**WHAT TO DO**:
The first line to copy is the one with "The picture is"; the last is the one with "const titleUnit = '（单位：元/吨）';". Copy each line in that range exactly, leaving out all others.

**GIVEN DATA**:
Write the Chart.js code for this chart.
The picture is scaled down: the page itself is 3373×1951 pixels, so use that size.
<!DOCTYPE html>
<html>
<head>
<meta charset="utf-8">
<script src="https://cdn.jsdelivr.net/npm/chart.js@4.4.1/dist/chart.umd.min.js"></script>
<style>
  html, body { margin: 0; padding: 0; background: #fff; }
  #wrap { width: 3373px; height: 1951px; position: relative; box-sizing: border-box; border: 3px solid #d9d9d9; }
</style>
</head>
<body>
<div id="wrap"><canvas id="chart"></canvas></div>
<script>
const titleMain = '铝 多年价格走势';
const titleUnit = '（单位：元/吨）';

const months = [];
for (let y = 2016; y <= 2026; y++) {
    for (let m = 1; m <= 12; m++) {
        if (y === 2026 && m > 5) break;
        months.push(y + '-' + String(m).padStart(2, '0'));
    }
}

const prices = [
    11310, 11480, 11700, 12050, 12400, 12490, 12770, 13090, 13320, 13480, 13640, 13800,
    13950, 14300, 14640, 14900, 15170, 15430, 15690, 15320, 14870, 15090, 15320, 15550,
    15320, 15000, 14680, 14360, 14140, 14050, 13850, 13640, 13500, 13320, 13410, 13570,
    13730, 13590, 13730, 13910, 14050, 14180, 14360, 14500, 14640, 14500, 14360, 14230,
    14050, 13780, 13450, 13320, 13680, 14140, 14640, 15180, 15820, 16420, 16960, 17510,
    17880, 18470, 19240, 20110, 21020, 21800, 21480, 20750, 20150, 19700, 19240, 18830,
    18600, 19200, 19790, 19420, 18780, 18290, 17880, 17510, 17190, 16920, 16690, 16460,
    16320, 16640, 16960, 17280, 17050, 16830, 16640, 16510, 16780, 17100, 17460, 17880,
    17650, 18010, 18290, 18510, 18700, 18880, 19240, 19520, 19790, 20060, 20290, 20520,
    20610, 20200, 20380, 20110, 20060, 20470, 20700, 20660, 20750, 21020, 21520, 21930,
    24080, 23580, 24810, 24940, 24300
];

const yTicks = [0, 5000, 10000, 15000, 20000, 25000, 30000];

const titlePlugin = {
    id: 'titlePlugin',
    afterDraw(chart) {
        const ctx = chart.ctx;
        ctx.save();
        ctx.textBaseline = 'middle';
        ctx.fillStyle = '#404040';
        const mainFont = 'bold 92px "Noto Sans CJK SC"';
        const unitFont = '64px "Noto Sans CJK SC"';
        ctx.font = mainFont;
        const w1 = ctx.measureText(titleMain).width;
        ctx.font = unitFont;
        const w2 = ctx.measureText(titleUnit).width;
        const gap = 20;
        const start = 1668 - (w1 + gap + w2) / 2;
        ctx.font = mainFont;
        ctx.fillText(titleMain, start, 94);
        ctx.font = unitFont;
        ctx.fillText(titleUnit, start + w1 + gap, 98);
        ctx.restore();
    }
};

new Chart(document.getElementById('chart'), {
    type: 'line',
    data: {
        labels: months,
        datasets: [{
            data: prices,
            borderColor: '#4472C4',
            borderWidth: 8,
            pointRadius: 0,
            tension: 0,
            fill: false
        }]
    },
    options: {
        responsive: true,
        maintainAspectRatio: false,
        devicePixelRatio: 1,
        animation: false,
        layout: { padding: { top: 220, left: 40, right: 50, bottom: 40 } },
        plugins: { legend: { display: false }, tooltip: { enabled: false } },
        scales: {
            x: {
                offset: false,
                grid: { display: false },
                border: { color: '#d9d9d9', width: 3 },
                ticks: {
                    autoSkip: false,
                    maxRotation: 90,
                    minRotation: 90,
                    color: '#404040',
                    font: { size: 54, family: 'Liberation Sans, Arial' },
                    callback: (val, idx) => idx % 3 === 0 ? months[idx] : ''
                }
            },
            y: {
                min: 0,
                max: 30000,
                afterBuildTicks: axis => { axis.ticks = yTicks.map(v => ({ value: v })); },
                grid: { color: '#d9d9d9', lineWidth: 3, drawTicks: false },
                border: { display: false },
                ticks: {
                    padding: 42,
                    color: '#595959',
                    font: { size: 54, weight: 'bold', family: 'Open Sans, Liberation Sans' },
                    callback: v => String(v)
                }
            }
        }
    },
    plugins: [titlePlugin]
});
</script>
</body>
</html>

**ANSWER FOR THE TASK**:
The picture is scaled down: the page itself is 3373×1951 pixels, so use that size.
<!DOCTYPE html>
<html>
<head>
<meta charset="utf-8">
<script src="https://cdn.jsdelivr.net/npm/chart.js@4.4.1/dist/chart.umd.min.js"></script>
<style>
  html, body { margin: 0; padding: 0; background: #fff; }
  #wrap { width: 3373px; height: 1951px; position: relative; box-sizing: border-box; border: 3px solid #d9d9d9; }
</style>
</head>
<body>
<div id="wrap"><canvas id="chart"></canvas></div>
<script>
const titleMain = '铝 多年价格走势';
const titleUnit = '（单位：元/吨）';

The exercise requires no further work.